#### PROBLEM DESCRIPTION:
Retype only what runs from the beginning of the data through the line with "(0,17) rectangle (2,551);"; please omit the pictures and keep every line exact.

%%

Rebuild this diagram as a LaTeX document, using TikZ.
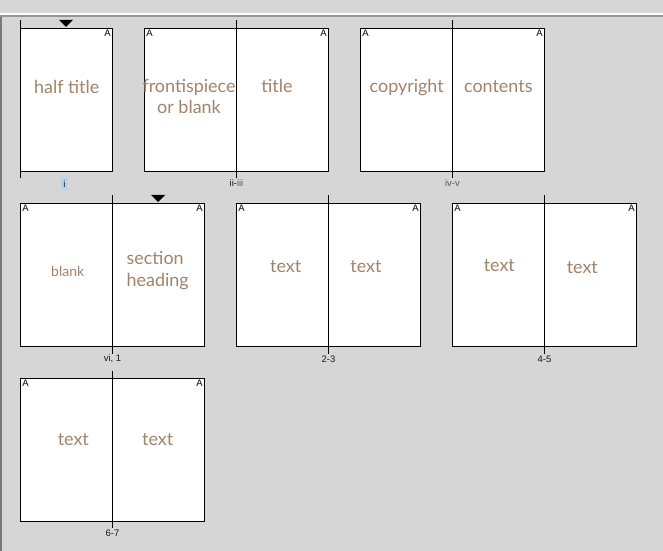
\documentclass[tikz,border=0pt]{standalone}
\usepackage{fontspec}
\newfontfamily\pagefont{Lato}
\newfontfamily\uifont{Liberation Sans}
\definecolor{canvas}{RGB}{214,214,214}
\definecolor{ruleline}{RGB}{150,150,150}
\definecolor{frame}{RGB}{120,120,120}
\definecolor{ink}{RGB}{160,132,106}
\definecolor{tag}{RGB}{25,25,25}
\definecolor{dimtag}{RGB}{90,90,90}
\definecolor{pick}{RGB}{181,213,255}
\tikzset{
  page/.style={rectangle,draw,fill=white,line width=1bp,minimum width=92bp,minimum height=143bp,inner sep=0pt,outer sep=0pt,anchor=north west},
  body/.style={font=\pagefont\fontsize{18}{21}\selectfont,text=ink,anchor=base,inner sep=0pt,align=center},
  corner/.style={font=\uifont\fontsize{9.5}{9.5}\selectfont,inner sep=1.6bp},
  pagenum/.style={font=\uifont\fontsize{9.5}{9.5}\selectfont,text=tag,inner sep=0pt},
  spine/.style={line width=1bp}
}
\begin{document}
\begin{tikzpicture}[x=1bp,y=-1bp]
	% window
	\fill[canvas] (0,0) rectangle (663,551);
	\useasboundingbox (0,0) rectangle (663,551);
	\fill[white] (0,13) rectangle (663,15);
	\fill[ruleline] (0,15) rectangle (663,17);
	\fill[frame] (0,17) rectangle (2,551);

	% row 1
	\node (pI) at (20.5,28.5) [page] {};
	\node (pII) at (144.5,28.5) [page] {};
	\node (pIII) at (pII.north east) [page] {};
	\node (pIV) at (360.5,28.5) [page] {};
	\node (pV) at (pIV.north east) [page] {};

	% row 2
	\node (pVI) at (20.5,203.5) [page] {};
	\node (pOne) at (pVI.north east) [page] {};
	\node (pTwo) at (236.5,203.5) [page] {};
	\node (pThree) at (pTwo.north east) [page] {};
	\node (pFour) at (452.5,203.5) [page] {};
	\node (pFive) at (pFour.north east) [page] {};

	% row 3
	\node (pSix) at (20.5,378.5) [page] {};
	\node (pSeven) at (pSix.north east) [page] {};

	% spines
	\coordinate (sIt) at ([yshift=8bp]pI.north west);
	\coordinate (sIb) at ([yshift=-6bp]pI.south west);
	\coordinate (sIIt) at ([yshift=8bp]pII.north east);
	\coordinate (sIIb) at ([yshift=-6bp]pII.south east);
	\coordinate (sIVt) at ([yshift=8bp]pIV.north east);
	\coordinate (sIVb) at ([yshift=-6bp]pIV.south east);
	\coordinate (sVIt) at ([yshift=8bp]pVI.north east);
	\coordinate (sVIb) at ([yshift=-7bp]pVI.south east);
	\coordinate (sTwot) at ([yshift=8bp]pTwo.north east);
	\coordinate (sTwob) at ([yshift=-7bp]pTwo.south east);
	\coordinate (sFourt) at ([yshift=8bp]pFour.north east);
	\coordinate (sFourb) at ([yshift=-7bp]pFour.south east);
	\coordinate (sSixt) at ([yshift=8bp]pSix.north east);
	\coordinate (sSixb) at ([yshift=-6bp]pSix.south east);
	\draw[spine] (sIt) -- (sIb);
	\draw[spine] (sIIt) -- (sIIb);
	\draw[spine] (sIVt) -- (sIVb);
	\draw[spine] (sVIt) -- (sVIb);
	\draw[spine] (sTwot) -- (sTwob);
	\draw[spine] (sFourt) -- (sFourb);
	\draw[spine] (sSixt) -- (sSixb);

	% insertion marks
	\fill (59,20) -- (73,20) -- (66,27) -- cycle;
	\fill (151,195) -- (165,195) -- (158,202) -- cycle;

	% master letters
	\node (aI) at (pI.north east) [corner,anchor=north east] {A};
	\node (aII) at (pII.north west) [corner,anchor=north west] {A};
	\node (aIII) at (pIII.north east) [corner,anchor=north east] {A};
	\node (aIV) at (pIV.north west) [corner,anchor=north west] {A};
	\node (aV) at (pV.north east) [corner,anchor=north east] {A};
	\node (aVI) at (pVI.north west) [corner,anchor=north west] {A};
	\node (aOne) at (pOne.north east) [corner,anchor=north east] {A};
	\node (aTwo) at (pTwo.north west) [corner,anchor=north west] {A};
	\node (aThree) at (pThree.north east) [corner,anchor=north east] {A};
	\node (aFour) at (pFour.north west) [corner,anchor=north west] {A};
	\node (aFive) at (pFive.north east) [corner,anchor=north east] {A};
	\node (aSix) at (pSix.north west) [corner,anchor=north west] {A};
	\node (aSeven) at (pSeven.north east) [corner,anchor=north east] {A};

	% page texts
	\node (tHalf) at (66.7,93.3) [body] {half title};
	\node (tFront) at (189,113.3) [body] {frontispiece\\or blank};
	\node (tTitle) at (277,93) [body] {title};
	\node (tCopy) at (406.7,92.5) [body] {copyright};
	\node (tCont) at (498.3,92.5) [body] {contents};
	\node (tBlank) at (67.7,276.7) [body,font=\pagefont\fontsize{14}{16}\selectfont] {blank};
	\node (tSect) at (157.7,286) [body,align=left,font=\pagefont\fontsize{18}{22}\selectfont] {section\\heading};
	\node (tTwo) at (285.7,272.3) [body] {text};
	\node (tThree) at (366,272.3) [body] {text};
	\node (tFour) at (499.3,271) [body] {text};
	\node (tFive) at (582.3,273.3) [body] {text};
	\node (tSix) at (73.3,445.3) [body] {text};
	\node (tSeven) at (157.7,445.3) [body] {text};

	% spread numbers
	\node (nI) at (64.5,183.7) [pagenum,fill=pick,minimum width=7bp,minimum height=12.5bp] {i};
	\node (nII) at (236.5,183.5) [pagenum] {ii-\textcolor{dimtag}{iii}};
	\node (nIV) at (452.5,183.5) [pagenum,text=dimtag] {iv-v};
	\node (nVI) at (112.5,359) [pagenum] {vi, 1};
	\node (nTwo) at (328.5,359) [pagenum] {2-3};
	\node (nFour) at (544.5,359) [pagenum] {4-5};
	\node (nSix) at (112.5,533.5) [pagenum] {6-7};
\end{tikzpicture}
\end{document}
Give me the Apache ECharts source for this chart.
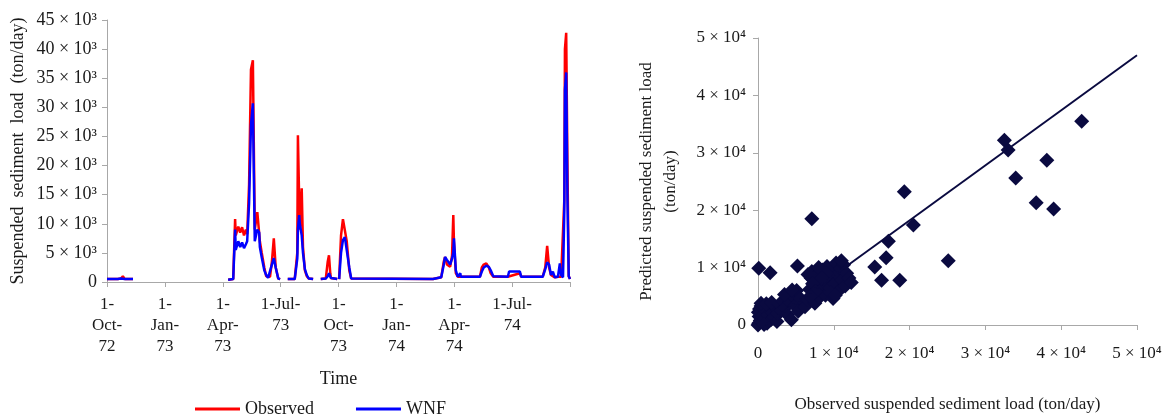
<!DOCTYPE html>
<html>
<head>
<meta charset="utf-8">
<script src="https://cdn.jsdelivr.net/npm/echarts@6/dist/echarts.min.js"></script>
<style>
html,body{margin:0;padding:0;background:#fff;}
#main{width:1172px;height:414px;}
</style>
</head>
<body>
<div id="main"></div>
<script>
// ---- Data ----
// Time axis: days since 1-Oct-72
const timeTickLabels = ['1-\nOct-\n72','1-\nJan-\n73','1-\nApr-\n73','1-Jul-\n73','1-\nOct-\n73','1-\nJan-\n74','1-\nApr-\n74','1-Jul-\n74',''];
const leftYTickLabels = ['0','5 × 10³','10 × 10³','15 × 10³','20 × 10³','25 × 10³','30 × 10³','35 × 10³','40 × 10³','45 × 10³'];
const scatterTickLabels = ['0','1 × 10⁴','2 × 10⁴','3 × 10⁴','4 × 10⁴','5 × 10⁴'];

// [day, ton/day]; null = gap in record
const observed = [
 [0,500],[17,500],[22,600],[25,1000],[28,500],[41,500],null,
 [191,400],[199,500],[202,10800],[203,8000],[207,9500],[210,8500],[213,9400],[216,8000],[219,9000],[221,8200],
 [224,16700],[227,36500],[230,38100],[233,9000],[237,12000],[240,12200],[241,7000],[244,5000],[248,2500],
 [251,1000],[254,700],[257,900],[260,3500],[263,7500],[266,2500],[270,600],[273,500],null,
 [285,500],[296,500],[300,5000],[301,25200],[303,14000],[304,9000],[307,16100],[309,6000],[312,2000],[315,1000],[318,600],[325,500],null,
 [337,500],[345,600],[348,3500],[350,4600],[352,1500],[353,700],[363,500],null,
 [366,500],[369,8000],[372,10800],[375,10500],[378,7000],[382,2000],[385,600],[388,500],[514,500],[527,800],
 [531,3500],[533,4300],[536,3000],[541,2600],[544,4500],[546,11500],[547,7000],[550,1500],[553,900],[557,900],
 [558,900],[588,900],[591,2500],[594,3000],[598,3200],[602,2500],[605,1500],[609,900],[632,900],[634,1200],
 [651,1500],[653,900],[687,900],[691,2500],[694,6200],[697,2500],[700,1200],[703,1500],[706,800],[711,900],
 [714,1000],[716,900],[719,800],[721,14000],[722,40000],[724,42800],[726,20000],[728,1000],[730,500]
];
const wnf = [
 [0,500],[17,500],[22,600],[25,800],[28,500],[41,500],null,
 [191,400],[199,500],[202,9000],[203,5500],[207,7000],[210,6000],[213,6800],[216,5800],[219,6500],[221,7000],
 [224,13500],[227,27000],[230,30700],[233,7000],[237,9000],[240,8500],[241,6000],[244,4200],[248,2000],
 [251,1200],[254,700],[257,800],[260,3000],[263,4100],[266,2500],[270,600],[273,500],null,
 [285,500],[296,500],[300,4000],[301,9000],[303,11500],[304,10000],[307,8000],[309,5000],[312,2200],[315,1200],[318,600],[325,500],null,
 [337,500],[345,600],[348,1000],[350,1500],[352,1500],[353,700],[363,500],null,
 [366,500],[369,5000],[372,7200],[375,7700],[378,7500],[382,2500],[385,600],[388,500],[514,500],[527,800],
 [531,3000],[533,4300],[536,3800],[541,3000],[544,4000],[546,5000],[547,7500],[550,2000],[553,900],[557,1500],
 [558,900],[588,900],[591,1800],[594,2500],[598,2800],[602,2600],[605,2000],[609,1000],[632,900],[634,1800],
 [651,1800],[653,900],[687,900],[691,2200],[694,3400],[697,3000],[700,1200],[703,1800],[706,800],[711,900],
 [714,3200],[716,1200],[719,800],[721,12000],[722,33000],[724,36000],[726,14000],[728,1000],[730,500]
];

// Scatter: [observed, predicted] ton/day
const scatterPoints = [
 [0,0],[100,300],[300,800],[150,1500],[50,2200],[200,2800],[400,3300],[600,500],[700,1800],[900,1100],
 [1000,2600],[1200,300],[1300,1700],[1500,3200],[1700,900],[1900,2200],[2100,1400],[2300,3000],[2500,600],
 [2600,2000],[400,3800],[800,100],[1100,3700],[1800,3900],
 [2800,3600],[3100,2500],[3300,4200],[3600,3000],[3900,1800],[4200,4000],[4400,900],[4600,5000],[4900,3300],
 [5100,6000],[5300,2400],[5600,4600],[3500,5300],[4500,6100],
 [6200,3200],[6500,4500],[6800,6200],[7000,8200],[7100,9300],[7300,5400],[7500,3800],[7700,7000],[7900,8800],
 [8100,4800],[8300,6000],[8500,9600],[8700,7600],[8900,5200],[9100,10200],[9300,8300],[9500,6500],[9700,9400],
 [9900,4600],[10100,7200],[10300,10800],[10500,8800],[10700,6000],[10900,9800],[11100,7900],[11300,10500],
 [11500,6800],[11700,9000],[12000,8200],[12300,7400],[8000,10000],[6600,8800],[7200,7200],[9600,5600],
 [10200,5200],[11000,11200],[9000,9000],[8400,8200],[7600,5800],[6900,5000],
 [100,9900],[1600,9100],[5200,10300],[7100,18500],[15400,10100],[16300,7800],[16900,11700],[17200,14600],
 [18700,7800],[19300,23200],[20500,17400],[25100,11200],[32500,32200],[33000,30500],[34000,25600],
 [36700,21300],[38100,28700],[39000,20200],[42700,35500]
];
const fitLine = [[1000,0],[50000,47000]];

// ---- Chart ----
const FONT = "'Liberation Serif','Times New Roman',serif";
const TXT = '#1a1a1a';
const AX = '#a8a8a8';
const chart = echarts.init(document.getElementById('main'));
chart.setOption({
  animation: false,
  textStyle: {fontFamily: FONT, color: TXT},
  grid: [
    {left: 107, right: 602, top: 20, bottom: 132, outerBoundsMode: 'none', containLabel: false},
    {left: 758, right: 35, top: 38, bottom: 89, outerBoundsMode: 'none', containLabel: false}
  ],
  legend: {
    data: ['Observed','WNF'],
    left: 190, top: 395,
    itemWidth: 45, itemHeight: 3, itemGap: 42,
    textStyle: {fontFamily: FONT, fontSize: 18, color: TXT},
    icon: 'rect'
  },
  xAxis: [
    {
      gridIndex: 0, type: 'value', min: 0, max: 730, interval: 91.25,
      splitLine: {show: false},
      axisLine: {lineStyle: {color: AX, width: 1}},
      axisTick: {show: true, length: 5, lineStyle: {color: AX}},
      axisLabel: {
        margin: 12, fontSize: 17, color: TXT, fontFamily: FONT, lineHeight: 21,
        formatter: v => timeTickLabels[Math.round(v / 91.25)] || ''
      },
      name: 'Time', nameLocation: 'middle', nameGap: 88,
      nameTextStyle: {fontSize: 18, color: TXT, fontFamily: FONT}
    },
    {
      gridIndex: 1, type: 'value', min: 0, max: 50000, interval: 10000,
      splitLine: {show: false},
      axisLine: {lineStyle: {color: AX}},
      axisTick: {show: true, length: 5, lineStyle: {color: AX}},
      axisLabel: {
        margin: 20, fontSize: 17, color: TXT, fontFamily: FONT,
        formatter: v => scatterTickLabels[Math.round(v / 10000)]
      },
      name: 'Observed suspended sediment load (ton/day)', nameLocation: 'middle', nameGap: 71,
      nameTextStyle: {fontSize: 17, color: TXT, fontFamily: FONT}
    }
  ],
  yAxis: [
    {
      gridIndex: 0, type: 'value', min: 0, max: 45000, interval: 5000,
      splitLine: {show: false},
      axisLine: {show: true, lineStyle: {color: AX}},
      axisTick: {show: true, length: 5, lineStyle: {color: AX}},
      axisLabel: {
        margin: 10, fontSize: 18, color: TXT, fontFamily: FONT,
        formatter: v => leftYTickLabels[Math.round(v / 5000)]
      },
      name: 'Suspended  sediment  load  (ton/day)', nameLocation: 'middle', nameGap: 80,
      nameTextStyle: {fontSize: 18, color: TXT, fontFamily: FONT}
    },
    {
      gridIndex: 1, type: 'value', min: 0, max: 50000, interval: 10000,
      splitLine: {show: false},
      axisLine: {show: true, lineStyle: {color: AX}},
      axisTick: {show: true, length: 5, lineStyle: {color: AX}},
      axisLabel: {
        margin: 12, fontSize: 17, color: TXT, fontFamily: FONT,
        formatter: v => scatterTickLabels[Math.round(v / 10000)]
      },
      name: 'Predicted suspended sediment load\n(ton/day)', nameLocation: 'middle', nameGap: 75,
      nameTextStyle: {fontSize: 17, color: TXT, fontFamily: FONT, lineHeight: 24}
    }
  ],
  series: [
    {
      name: 'Observed', type: 'line', xAxisIndex: 0, yAxisIndex: 0,
      data: observed, symbol: 'none', connectNulls: false,
      lineStyle: {color: '#ff0000', width: 2.5}, itemStyle: {color: '#ff0000'}
    },
    {
      name: 'WNF', type: 'line', xAxisIndex: 0, yAxisIndex: 0,
      data: wnf, symbol: 'none', connectNulls: false,
      lineStyle: {color: '#0000ff', width: 2.5}, itemStyle: {color: '#0000ff'}
    },
    {
      name: 'fit', type: 'line', xAxisIndex: 1, yAxisIndex: 1,
      data: fitLine, symbol: 'none',
      lineStyle: {color: '#0a0a40', width: 2}
    },
    {
      name: 'scatter', type: 'scatter', xAxisIndex: 1, yAxisIndex: 1,
      data: scatterPoints, symbol: 'diamond', symbolSize: 15,
      itemStyle: {color: '#0a0a40', opacity: 1}
    }
  ]
});
</script>
</body>
</html>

%%

#### WRITTEN SOLUTION:
Rebuild this diagram as a LaTeX document, using TikZ.
\documentclass[tikz,border=0pt]{standalone}
\usepackage{fontspec}
\newfontfamily\pagefont{Lato}
\newfontfamily\uifont{Liberation Sans}
\definecolor{canvas}{RGB}{214,214,214}
\definecolor{ruleline}{RGB}{150,150,150}
\definecolor{frame}{RGB}{120,120,120}
\definecolor{ink}{RGB}{160,132,106}
\definecolor{tag}{RGB}{25,25,25}
\definecolor{dimtag}{RGB}{90,90,90}
\definecolor{pick}{RGB}{181,213,255}
\tikzset{
  page/.style={rectangle,draw,fill=white,line width=1bp,minimum width=92bp,minimum height=143bp,inner sep=0pt,outer sep=0pt,anchor=north west},
  body/.style={font=\pagefont\fontsize{18}{21}\selectfont,text=ink,anchor=base,inner sep=0pt,align=center},
  corner/.style={font=\uifont\fontsize{9.5}{9.5}\selectfont,inner sep=1.6bp},
  pagenum/.style={font=\uifont\fontsize{9.5}{9.5}\selectfont,text=tag,inner sep=0pt},
  spine/.style={line width=1bp}
}
\begin{document}
\begin{tikzpicture}[x=1bp,y=-1bp]
	% window
	\fill[canvas] (0,0) rectangle (663,551);
	\useasboundingbox (0,0) rectangle (663,551);
	\fill[white] (0,13) rectangle (663,15);
	\fill[ruleline] (0,15) rectangle (663,17);
	\fill[frame] (0,17) rectangle (2,551);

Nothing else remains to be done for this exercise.